[Begin]

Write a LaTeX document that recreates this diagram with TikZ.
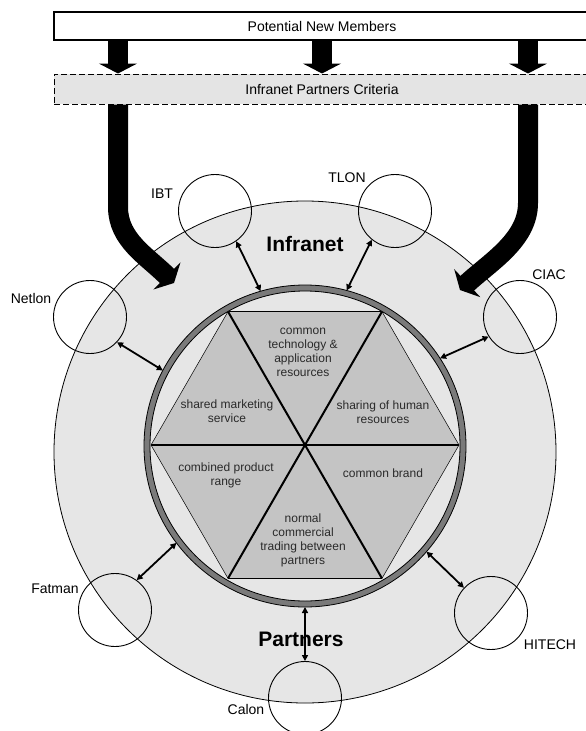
\documentclass[tikz,border=0pt]{standalone}
\usepackage{fontspec}
\setmainfont{Liberation Sans}
\usetikzlibrary{arrows.meta}
\definecolor{outerfill}{HTML}{E6E6E6}
\definecolor{critfill}{HTML}{E4E4E4}
\definecolor{hexfill}{HTML}{C4C4C4}
\definecolor{ringgray}{HTML}{7A7A7A}
\definecolor{hextext}{HTML}{2A2A2A}
\begin{document}
\begin{tikzpicture}[x=1pt,y=-1pt,
  topbox/.style={draw, line width=1.3pt, fill=white, minimum width=536pt, minimum height=28pt, inner sep=0pt, font=\fontsize{14}{16}\selectfont},
  critbox/.style={draw, dash pattern=on 6pt off 3pt, line width=1pt, fill=critfill, minimum width=536pt, minimum height=30pt, inner sep=0pt, font=\fontsize{14}{16}\selectfont},
  partner/.style={circle, draw, line width=0.9pt, minimum size=73pt, inner sep=0pt},
  plabel/.style={font=\fontsize{14}{16}\selectfont, inner sep=0pt},
  hexlabel/.style={align=center, font=\fontsize{12}{14}\selectfont, text=hextext, inner sep=0pt},
  titletext/.style={font=\fontsize{21}{24}\selectfont\bfseries, inner sep=0pt},
  link/.style={line width=1.8pt, {Triangle[length=6pt,width=6pt]}-{Triangle[length=6pt,width=6pt]}},
  feed/.style={line width=20pt, -{Triangle[length=10pt,width=38pt]}},
]
\useasboundingbox (0,0) rectangle (586,731);
\clip (0,0) rectangle (586,731);

% outer circle
\node[circle, draw, line width=0.8pt, fill=outerfill, minimum size=502pt, inner sep=0pt] (infranet) at (305,452) {};

% hexagon
\coordinate (R) at (459,445);
\coordinate (TR) at (382,311.6);
\coordinate (TL) at (228,311.6);
\coordinate (L) at (151,445);
\coordinate (BL) at (228,578.4);
\coordinate (BR) at (382,578.4);
\fill[hexfill] (R) -- (TR) -- (TL) -- (L) -- (BL) -- (BR) -- cycle;
\draw[line width=0.5pt] (TL) -- (L) -- (BL) (TR) -- (R) -- (BR);
\draw[line width=1.1pt] (TL) -- (TR) (BL) -- (BR);
\draw[line width=1.3pt] (L) -- (R);
\draw[line width=2pt] (TL) -- (BR) (TR) -- (BL);

% ring
\node[circle, minimum size=322pt, inner sep=0pt, outer sep=0pt] (ring) at (305,446) {};
\draw[ringgray, line width=6pt] (ring.center) circle[radius=158pt];
\draw[line width=0.8pt] (ring.center) circle[radius=161pt] (ring.center) circle[radius=155pt];

% hexagon texts
\node[hexlabel] (h1) at (303,352) {common\\technology \&\\application\\resources};
\node[hexlabel] (h2) at (227,411) {shared marketing\\service};
\node[hexlabel] (h3) at (383,412) {sharing of human\\resources};
\node[hexlabel] (h4) at (226,475) {combined product\\range};
\node[hexlabel] (h5) at (383,473) {common brand};
\node[hexlabel] (h6) at (303,540) {normal\\commercial\\trading between\\partners};

% titles
\node[titletext] (inft) at (305,244) {Infranet};
\node[titletext] (part) at (301,639) {Partners};

% partners
\node[partner] (ibt) at (215,211) {};
\node[partner] (tlon) at (395,211) {};
\node[partner] (netlon) at (90,317) {};
\node[partner] (ciac) at (520,317) {};
\node[partner] (fatman) at (115,610) {};
\node[partner] (hitech) at (491,613) {};
\node[partner] (calon) at (305,698) {};

\node[plabel] (ibtl) at (162,194) {IBT};
\node[plabel] (tlonl) at (347,178) {TLON};
\node[plabel] (netlonl) at (31,298) {Netlon};
\node[plabel] (ciacl) at (549,275) {CIAC};
\node[plabel] (fatmanl) at (55,589) {Fatman};
\node[plabel] (hitechl) at (550,645) {HITECH};
\node[plabel] (calonl) at (246,709) {Calon};

% links
\draw[link] (ibt.305) -- (ring.106);
\draw[link] (tlon.231) -- (ring.75);
\draw[link] (netlon.317) -- (ring.152);
\draw[link] (ciac.212) -- (ring.33);
\draw[link] (fatman.54) -- (ring.217);
\draw[link] (hitech.137) -- (ring.319);
\draw[link] (calon.90) -- (ring.270);

% boxes
\node[topbox] (pnm) at (322,26) {Potential New Members};
\node[critbox] (ipc) at (322,89) {Infranet Partners Criteria};

\coordinate (cA) at (118,0);
\coordinate (cB) at (322,0);
\coordinate (cC) at (528,0);
\draw[feed] (pnm.south -| cA) -- (ipc.north -| cA);
\draw[feed] (pnm.south -| cB) -- (ipc.north -| cB);
\draw[feed] (pnm.south -| cC) -- (ipc.north -| cC);

\draw[feed] (ipc.south -| cA) -- (118,207) .. controls (118,240) and (147,256) .. (174,283);
\draw[feed] (ipc.south -| cC) -- (528,203) .. controls (528,240) and (490,262) .. (460,290);
\end{tikzpicture}
\end{document}
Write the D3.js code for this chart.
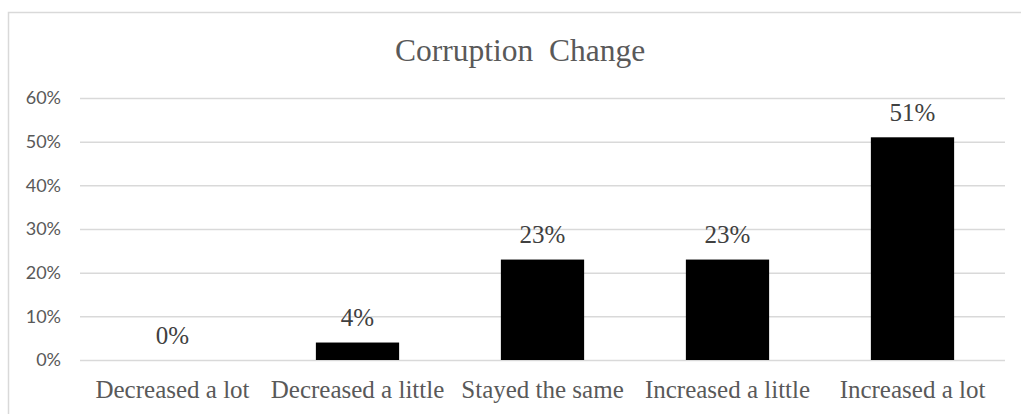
<!DOCTYPE html>
<html>
<head>
<meta charset="utf-8">
<script src="https://cdn.jsdelivr.net/npm/d3@7"></script>
<style>
  html, body { margin: 0; padding: 0; background: #fff; }
  svg { display: block; }
</style>
</head>
<body>
<svg id="chart" width="1021" height="414"></svg>
<script>
// Survey answers: how corruption has changed
const categories = ["Decreased a lot", "Decreased a little", "Stayed the same", "Increased a little", "Increased a lot"];
const shares = [0.00, 0.04, 0.23, 0.23, 0.51];
const yTicks = [0, 0.1, 0.2, 0.3, 0.4, 0.5, 0.6];
const chartTitle = "Corruption  Change";

const svg = d3.select("#chart");
const plot = { left: 80, right: 1005, top: 98, bottom: 360 };

// outer chart frame (extends past the right and bottom edges)
svg.append("rect")
  .attr("x", 8.5).attr("y", 12.5)
  .attr("width", 1040).attr("height", 420)
  .attr("fill", "#fff")
  .attr("stroke", "#d9d9d9")
  .attr("stroke-width", 1.5);

const x = d3.scaleBand()
  .domain(categories)
  .range([plot.left, plot.right])
  .paddingInner(0.55)
  .paddingOuter(0.275);

const y = d3.scaleLinear()
  .domain([0, 0.6])
  .range([plot.bottom, plot.top]);

// horizontal gridlines
const grid = svg.append("g")
  .attr("transform", `translate(${plot.left},0)`)
  .call(d3.axisLeft(y).tickValues(yTicks).tickSize(-(plot.right - plot.left)).tickFormat(""));
grid.select(".domain").remove();
grid.selectAll(".tick line").attr("stroke", "#d9d9d9").attr("stroke-width", 1.5);

// y axis labels
const yAxis = svg.append("g")
  .attr("transform", `translate(${plot.left},0)`)
  .call(d3.axisLeft(y).tickValues(yTicks).tickSize(0).tickPadding(19).tickFormat(d3.format(".0%")));
yAxis.select(".domain").remove();
yAxis.selectAll(".tick text")
  .attr("font-family", "Lato, 'Open Sans', sans-serif")
  .attr("font-size", 18)
  .attr("fill", "#595959");

// bars
svg.append("g").selectAll("rect")
  .data(categories)
  .join("rect")
  .attr("x", d => x(d))
  .attr("width", x.bandwidth())
  .attr("y", (d, i) => y(shares[i]))
  .attr("height", (d, i) => y(0) - y(shares[i]))
  .attr("fill", "#000");

// value labels
svg.append("g").selectAll("text")
  .data(categories)
  .join("text")
  .attr("x", d => x(d) + x.bandwidth() / 2)
  .attr("y", (d, i) => y(shares[i]) - 16.5)
  .attr("text-anchor", "middle")
  .attr("font-family", "'Liberation Serif', 'Times New Roman', serif")
  .attr("font-size", 25)
  .attr("fill", "#404040")
  .text((d, i) => d3.format(".0%")(shares[i]));

// category axis
const xAxis = svg.append("g")
  .attr("transform", `translate(0,${plot.bottom})`)
  .call(d3.axisBottom(x).tickSize(0).tickPadding(0));
xAxis.select(".domain").remove();
xAxis.selectAll(".tick text")
  .attr("dy", null)
  .attr("y", 38)
  .attr("font-family", "'Liberation Serif', 'Times New Roman', serif")
  .attr("font-size", 25)
  .attr("fill", "#595959");

// title
svg.append("text")
  .attr("x", 520)
  .attr("y", 61)
  .attr("text-anchor", "middle")
  .style("white-space", "pre")
  .attr("font-family", "'Liberation Serif', 'Times New Roman', serif")
  .attr("font-size", 31.5)
  .attr("fill", "#595959")
  .text(chartTitle);
</script>
</body>
</html>
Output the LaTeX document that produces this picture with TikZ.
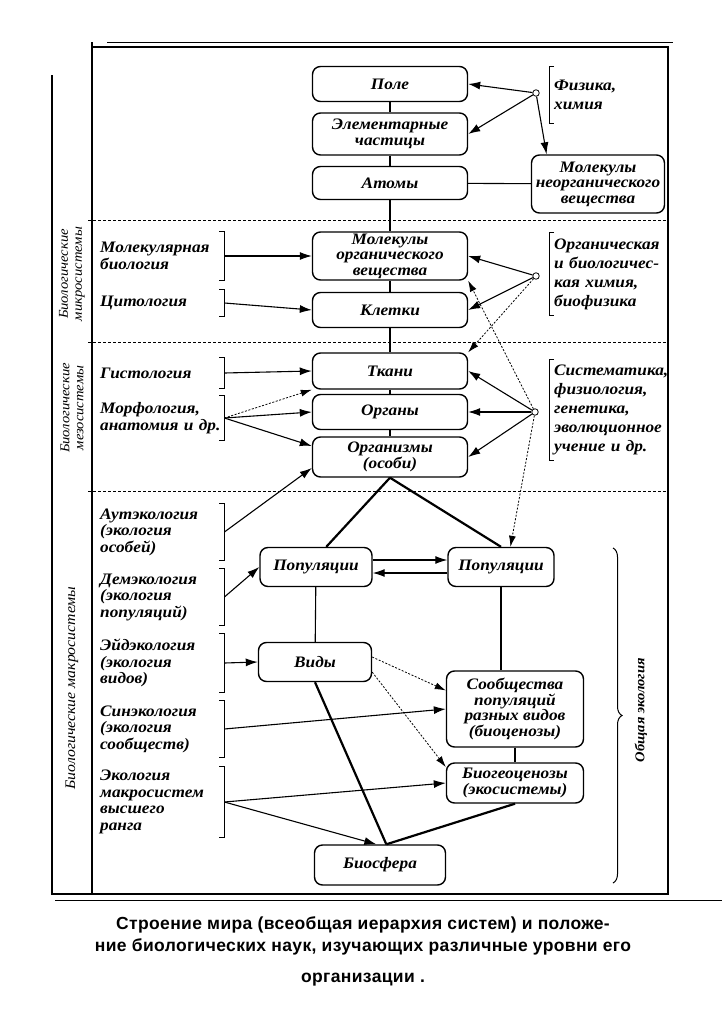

[End]

#### Instruction:
Please quote the lines of the material, beginning with the first and ending with the one that contains "width=0.8pt, fill=outerfill, minimum", exactly as written and without any pictures.

#### Final result:
Write a LaTeX document that recreates this diagram with TikZ.
\documentclass[tikz,border=0pt]{standalone}
\usepackage{fontspec}
\setmainfont{Liberation Sans}
\usetikzlibrary{arrows.meta}
\definecolor{outerfill}{HTML}{E6E6E6}
\definecolor{critfill}{HTML}{E4E4E4}
\definecolor{hexfill}{HTML}{C4C4C4}
\definecolor{ringgray}{HTML}{7A7A7A}
\definecolor{hextext}{HTML}{2A2A2A}
\begin{document}
\begin{tikzpicture}[x=1pt,y=-1pt,
  topbox/.style={draw, line width=1.3pt, fill=white, minimum width=536pt, minimum height=28pt, inner sep=0pt, font=\fontsize{14}{16}\selectfont},
  critbox/.style={draw, dash pattern=on 6pt off 3pt, line width=1pt, fill=critfill, minimum width=536pt, minimum height=30pt, inner sep=0pt, font=\fontsize{14}{16}\selectfont},
  partner/.style={circle, draw, line width=0.9pt, minimum size=73pt, inner sep=0pt},
  plabel/.style={font=\fontsize{14}{16}\selectfont, inner sep=0pt},
  hexlabel/.style={align=center, font=\fontsize{12}{14}\selectfont, text=hextext, inner sep=0pt},
  titletext/.style={font=\fontsize{21}{24}\selectfont\bfseries, inner sep=0pt},
  link/.style={line width=1.8pt, {Triangle[length=6pt,width=6pt]}-{Triangle[length=6pt,width=6pt]}},
  feed/.style={line width=20pt, -{Triangle[length=10pt,width=38pt]}},
]
\useasboundingbox (0,0) rectangle (586,731);
\clip (0,0) rectangle (586,731);

% outer circle
\node[circle, draw, line width=0.8pt, fill=outerfill, minimum size=502pt, inner sep=0pt] (infranet) at (305,452) {};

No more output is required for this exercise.